The trial was a success. Wright helped the group secure a three-year grant from the Department of Immigration to pay four part-time salaries. He also joined the Savannah Pride board, and is now chair. "What started out as a mentor relationship has become much more than that," says film-maker Brendan Fletcher, who is making a movie on Savannah Pride. "Mayor has no family here, and very few elders in Sydney who can play that role for him. Mark is one."
Basketball NSW and the Women's World Cup have asked the club to run a trial "dads and daughters" program focusing on South Sudanese families. Involving girls is a challenge, Chagai says. "We are trying to build up, but Sudanese parents do not like their daughters playing sport or being too long out of the house." Chagai says Sudanese boys receive more attention because their struggles have been more visible, but "a lot of girls are suffering mentally - they just hide it".
Chagai has to return to coaching. I talk to others on the sidelines of the gym. "Coach is really tough, but it's to get the best out of us," says Isaac (Achek) Chol, an 18-year-old player whose uncle is Deng Adut, the criminal lawyer from Blacktown who was the 2017 NSW Australian of the Year. Chol says that Chagai "doesn't sing out, but he tells us straight up when we're being lazy, and if you don't like it, tough".

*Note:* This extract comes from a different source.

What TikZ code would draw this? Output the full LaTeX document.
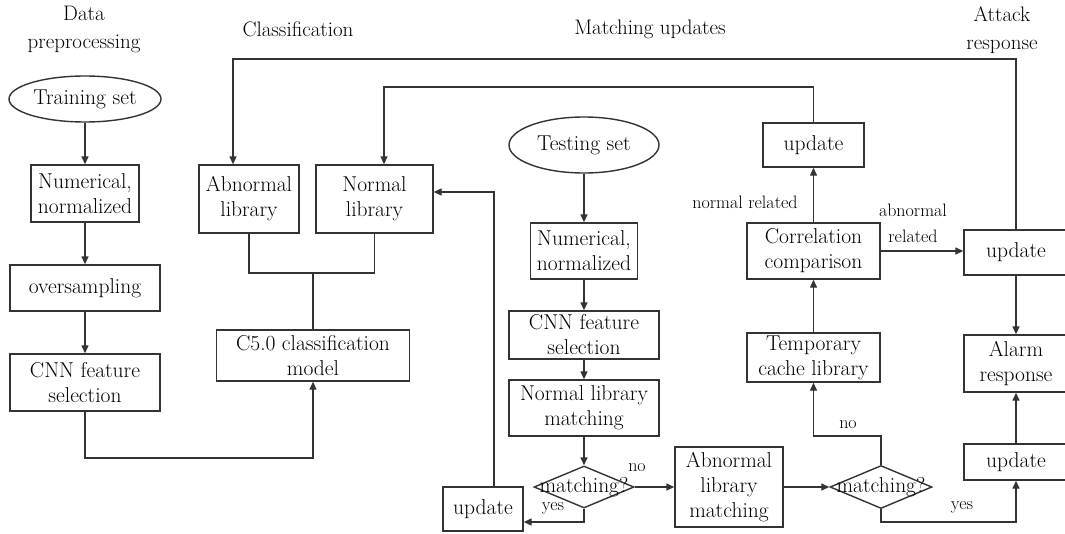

This year Chol got into Macquarie University, but to study business administration, not law, as he had hoped. He was downcast, but Chagai told him not to lose heart; he could transfer later. "He's definitely made me more resilient," Chol says.
"Mayor is a beautiful, beautiful man," says Kasia Rettig, a Polish immigrant whose 15-year-old son, William, plays with Savannah Pride and coaches its younger boys. "My boy doesn't see his father. Mayor has been like a father to him."
Savannah Pride began as a South Sudanese club. But in 2015 three players who went to boarding school in Bathurst asked if they could bring two white friends, Will and Daniel, to training; those players are still with the club today.
Through word of mouth and socialising after games, players from other African backgrounds joined, and some Iraqis, too. A Ghanaian had an Indian friend - could he come along? Two Islander boys joined after Chagai and Joe Tau, the youth worker who had helped to run Com4Unity, organised three camps to diffuse longstanding conflicts between boys of Sudanese and Islander backgrounds. In time, Savannah Pride became the diverse club it is today.
Mayor Chagai says that Australia remains a "very tough" environment for South Sudanese people, yet over the years he has become an optimist about Blacktown.
Chagai has sat with young men charged with serious crimes, who have asked to see him from their cell. "It takes a village to raise a child is an African proverb," he reminds me.
Just the other day, one of his players, Akol Mawein, texted him from the University of Oklahoma, where he is on a scholarship worth hundreds of thousands of dollars.
Mawein sent Chagai a photo of him mopping the floor at the Blacktown PCYC with an Islander boy, an Aboriginal boy and a couple of white boys. People in Oklahoma did not know where he came from, Mawein texted. "This is the place where I started bouncing a ball when I was 10."
Chagai first called his club Star Basketball, but six years ago, he gave it the name it has today. He wanted to honour the friends he had lost. He was the lucky one. He had survived the savannah. He wanted others to survive it, too.
"We share some fates with the wild animals," he says. He still remembers watching the animals gather on the savannah, under the shade of the trees. "They just sit there together. We, too, are a group of people getting together - as a group, as a family, as a pride."